THE EXERCISE: Reproduce every line of the material below, but drop the pictures.

----

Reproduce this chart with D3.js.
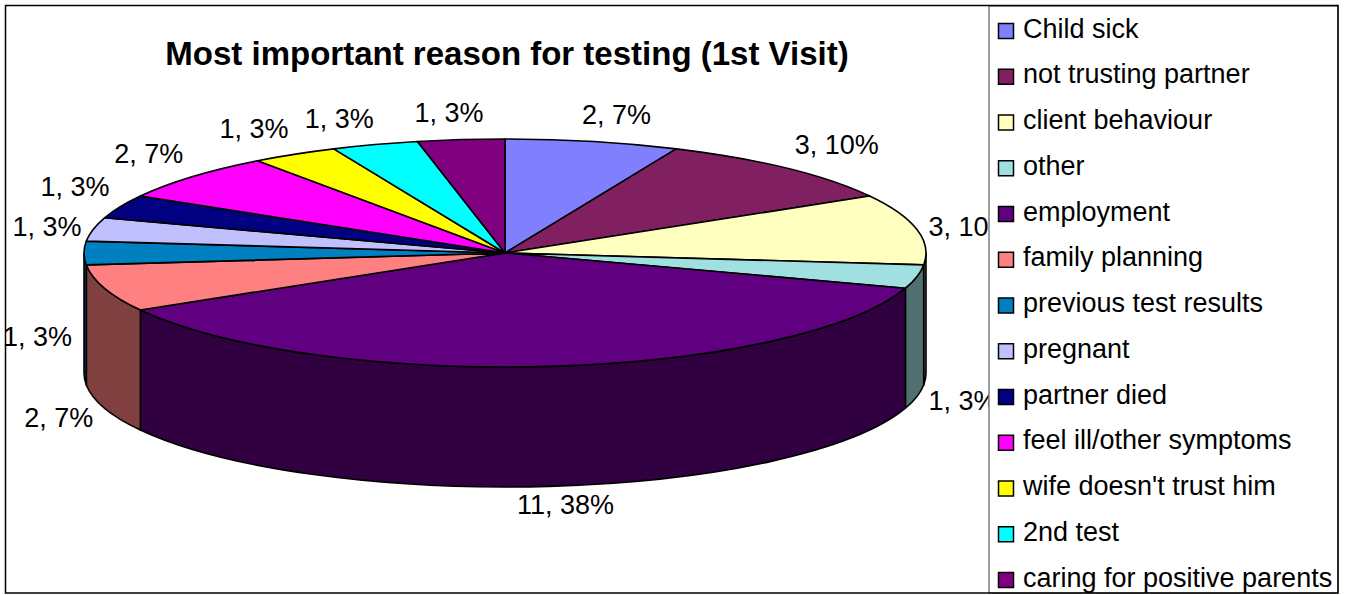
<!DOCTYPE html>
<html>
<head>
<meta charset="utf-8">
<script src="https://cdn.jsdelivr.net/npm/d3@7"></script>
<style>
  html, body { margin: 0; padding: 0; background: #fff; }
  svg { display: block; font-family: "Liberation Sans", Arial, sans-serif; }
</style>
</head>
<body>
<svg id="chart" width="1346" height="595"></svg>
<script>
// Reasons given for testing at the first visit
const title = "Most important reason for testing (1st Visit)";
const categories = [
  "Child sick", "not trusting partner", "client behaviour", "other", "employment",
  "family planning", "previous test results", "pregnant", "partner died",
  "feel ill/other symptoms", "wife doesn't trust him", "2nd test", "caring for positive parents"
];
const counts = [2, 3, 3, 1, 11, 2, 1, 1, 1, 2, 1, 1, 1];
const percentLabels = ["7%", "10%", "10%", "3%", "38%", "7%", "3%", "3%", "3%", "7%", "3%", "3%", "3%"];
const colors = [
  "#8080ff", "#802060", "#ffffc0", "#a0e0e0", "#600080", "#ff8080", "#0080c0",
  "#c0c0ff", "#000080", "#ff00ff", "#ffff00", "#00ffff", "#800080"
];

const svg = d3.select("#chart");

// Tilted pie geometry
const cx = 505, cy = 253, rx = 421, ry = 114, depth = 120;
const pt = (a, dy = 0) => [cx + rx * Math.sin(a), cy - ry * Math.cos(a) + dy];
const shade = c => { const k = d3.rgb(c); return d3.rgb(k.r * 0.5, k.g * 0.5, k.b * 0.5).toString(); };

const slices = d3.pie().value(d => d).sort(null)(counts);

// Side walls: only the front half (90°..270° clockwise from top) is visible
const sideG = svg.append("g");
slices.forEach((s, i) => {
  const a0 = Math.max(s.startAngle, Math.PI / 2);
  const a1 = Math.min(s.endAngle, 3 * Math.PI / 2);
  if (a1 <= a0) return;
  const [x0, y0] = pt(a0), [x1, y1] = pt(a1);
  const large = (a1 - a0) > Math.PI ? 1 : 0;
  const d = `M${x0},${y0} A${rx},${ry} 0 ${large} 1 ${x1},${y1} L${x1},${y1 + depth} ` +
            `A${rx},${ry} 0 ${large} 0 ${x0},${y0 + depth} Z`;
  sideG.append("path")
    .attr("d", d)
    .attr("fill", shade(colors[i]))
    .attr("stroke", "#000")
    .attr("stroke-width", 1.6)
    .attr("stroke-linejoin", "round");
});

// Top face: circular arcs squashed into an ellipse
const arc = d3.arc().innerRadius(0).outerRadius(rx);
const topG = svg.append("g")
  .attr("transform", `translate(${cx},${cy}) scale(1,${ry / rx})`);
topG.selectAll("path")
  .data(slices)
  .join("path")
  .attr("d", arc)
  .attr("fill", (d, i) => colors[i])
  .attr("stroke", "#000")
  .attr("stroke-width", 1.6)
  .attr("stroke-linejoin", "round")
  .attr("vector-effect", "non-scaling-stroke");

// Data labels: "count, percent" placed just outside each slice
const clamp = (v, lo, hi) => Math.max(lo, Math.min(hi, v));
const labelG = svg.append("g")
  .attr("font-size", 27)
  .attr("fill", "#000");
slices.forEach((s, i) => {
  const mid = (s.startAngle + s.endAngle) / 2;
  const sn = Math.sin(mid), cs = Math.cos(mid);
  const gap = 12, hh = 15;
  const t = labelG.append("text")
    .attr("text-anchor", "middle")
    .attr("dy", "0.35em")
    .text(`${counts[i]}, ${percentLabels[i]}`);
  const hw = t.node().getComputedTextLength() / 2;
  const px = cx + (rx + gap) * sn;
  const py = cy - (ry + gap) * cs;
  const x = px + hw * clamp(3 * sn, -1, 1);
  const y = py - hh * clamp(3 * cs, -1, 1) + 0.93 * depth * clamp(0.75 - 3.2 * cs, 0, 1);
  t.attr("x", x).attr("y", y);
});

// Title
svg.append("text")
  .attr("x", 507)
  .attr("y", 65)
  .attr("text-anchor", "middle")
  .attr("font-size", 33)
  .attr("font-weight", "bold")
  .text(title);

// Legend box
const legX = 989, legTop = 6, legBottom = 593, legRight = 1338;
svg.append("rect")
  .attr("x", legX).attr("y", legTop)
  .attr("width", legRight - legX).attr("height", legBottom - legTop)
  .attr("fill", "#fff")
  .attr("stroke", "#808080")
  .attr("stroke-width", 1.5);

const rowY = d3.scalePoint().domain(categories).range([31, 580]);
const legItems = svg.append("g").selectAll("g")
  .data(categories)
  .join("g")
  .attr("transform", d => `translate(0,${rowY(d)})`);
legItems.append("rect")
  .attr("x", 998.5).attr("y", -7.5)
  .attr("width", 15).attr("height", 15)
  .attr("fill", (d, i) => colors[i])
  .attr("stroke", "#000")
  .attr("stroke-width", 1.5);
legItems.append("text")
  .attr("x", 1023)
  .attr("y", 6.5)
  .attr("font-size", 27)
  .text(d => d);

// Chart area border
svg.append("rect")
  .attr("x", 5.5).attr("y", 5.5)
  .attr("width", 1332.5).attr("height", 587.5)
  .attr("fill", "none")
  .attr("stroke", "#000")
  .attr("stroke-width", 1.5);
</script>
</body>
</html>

----

RESULT:
Reproduce this chart with D3.js.
<!DOCTYPE html>
<html>
<head>
<meta charset="utf-8">
<script src="https://cdn.jsdelivr.net/npm/d3@7"></script>
<style>
  html, body { margin: 0; padding: 0; background: #fff; }
  svg { display: block; font-family: "Liberation Sans", Arial, sans-serif; }
</style>
</head>
<body>
<svg id="chart" width="1346" height="595"></svg>
<script>
// Reasons given for testing at the first visit
const title = "Most important reason for testing (1st Visit)";
const categories = [
  "Child sick", "not trusting partner", "client behaviour", "other", "employment",
  "family planning", "previous test results", "pregnant", "partner died",
  "feel ill/other symptoms", "wife doesn't trust him", "2nd test", "caring for positive parents"
];
const counts = [2, 3, 3, 1, 11, 2, 1, 1, 1, 2, 1, 1, 1];
const percentLabels = ["7%", "10%", "10%", "3%", "38%", "7%", "3%", "3%", "3%", "7%", "3%", "3%", "3%"];
const colors = [
  "#8080ff", "#802060", "#ffffc0", "#a0e0e0", "#600080", "#ff8080", "#0080c0",
  "#c0c0ff", "#000080", "#ff00ff", "#ffff00", "#00ffff", "#800080"
];

const svg = d3.select("#chart");

// Tilted pie geometry
const cx = 505, cy = 253, rx = 421, ry = 114, depth = 120;
const pt = (a, dy = 0) => [cx + rx * Math.sin(a), cy - ry * Math.cos(a) + dy];
const shade = c => { const k = d3.rgb(c); return d3.rgb(k.r * 0.5, k.g * 0.5, k.b * 0.5).toString(); };

const slices = d3.pie().value(d => d).sort(null)(counts);

// Side walls: only the front half (90°..270° clockwise from top) is visible
const sideG = svg.append("g");
slices.forEach((s, i) => {
  const a0 = Math.max(s.startAngle, Math.PI / 2);
  const a1 = Math.min(s.endAngle, 3 * Math.PI / 2);
  if (a1 <= a0) return;
  const [x0, y0] = pt(a0), [x1, y1] = pt(a1);
  const large = (a1 - a0) > Math.PI ? 1 : 0;
  const d = `M${x0},${y0} A${rx},${ry} 0 ${large} 1 ${x1},${y1} L${x1},${y1 + depth} ` +
            `A${rx},${ry} 0 ${large} 0 ${x0},${y0 + depth} Z`;
  sideG.append("path")
    .attr("d", d)
    .attr("fill", shade(colors[i]))
    .attr("stroke", "#000")
    .attr("stroke-width", 1.6)
    .attr("stroke-linejoin", "round");
});

// Top face: circular arcs squashed into an ellipse
const arc = d3.arc().innerRadius(0).outerRadius(rx);
const topG = svg.append("g")
  .attr("transform", `translate(${cx},${cy}) scale(1,${ry / rx})`);
topG.selectAll("path")
  .data(slices)
  .join("path")
  .attr("d", arc)
  .attr("fill", (d, i) => colors[i])
  .attr("stroke", "#000")
  .attr("stroke-width", 1.6)
  .attr("stroke-linejoin", "round")
  .attr("vector-effect", "non-scaling-stroke");

// Data labels: "count, percent" placed just outside each slice
const clamp = (v, lo, hi) => Math.max(lo, Math.min(hi, v));
const labelG = svg.append("g")
  .attr("font-size", 27)
  .attr("fill", "#000");
slices.forEach((s, i) => {
  const mid = (s.startAngle + s.endAngle) / 2;
  const sn = Math.sin(mid), cs = Math.cos(mid);
  const gap = 12, hh = 15;
  const t = labelG.append("text")
    .attr("text-anchor", "middle")
    .attr("dy", "0.35em")
    .text(`${counts[i]}, ${percentLabels[i]}`);
  const hw = t.node().getComputedTextLength() / 2;
  const px = cx + (rx + gap) * sn;
  const py = cy - (ry + gap) * cs;
  const x = px + hw * clamp(3 * sn, -1, 1);
  const y = py - hh * clamp(3 * cs, -1, 1) + 0.93 * depth * clamp(0.75 - 3.2 * cs, 0, 1);
  t.attr("x", x).attr("y", y);
});

// Title
svg.append("text")
  .attr("x", 507)
  .attr("y", 65)
  .attr("text-anchor", "middle")
  .attr("font-size", 33)
  .attr("font-weight", "bold")
  .text(title);

// Legend box
const legX = 989, legTop = 6, legBottom = 593, legRight = 1338;
svg.append("rect")
  .attr("x", legX).attr("y", legTop)
  .attr("width", legRight - legX).attr("height", legBottom - legTop)
  .attr("fill", "#fff")
  .attr("stroke", "#808080")
  .attr("stroke-width", 1.5);

const rowY = d3.scalePoint().domain(categories).range([31, 580]);
const legItems = svg.append("g").selectAll("g")
  .data(categories)
  .join("g")
  .attr("transform", d => `translate(0,${rowY(d)})`);
legItems.append("rect")
  .attr("x", 998.5).attr("y", -7.5)
  .attr("width", 15).attr("height", 15)
  .attr("fill", (d, i) => colors[i])
  .attr("stroke", "#000")
  .attr("stroke-width", 1.5);
legItems.append("text")
  .attr("x", 1023)
  .attr("y", 6.5)
  .attr("font-size", 27)
  .text(d => d);

// Chart area border
svg.append("rect")
  .attr("x", 5.5).attr("y", 5.5)
  .attr("width", 1332.5).attr("height", 587.5)
  .attr("fill", "none")
  .attr("stroke", "#000")
  .attr("stroke-width", 1.5);
</script>
</body>
</html>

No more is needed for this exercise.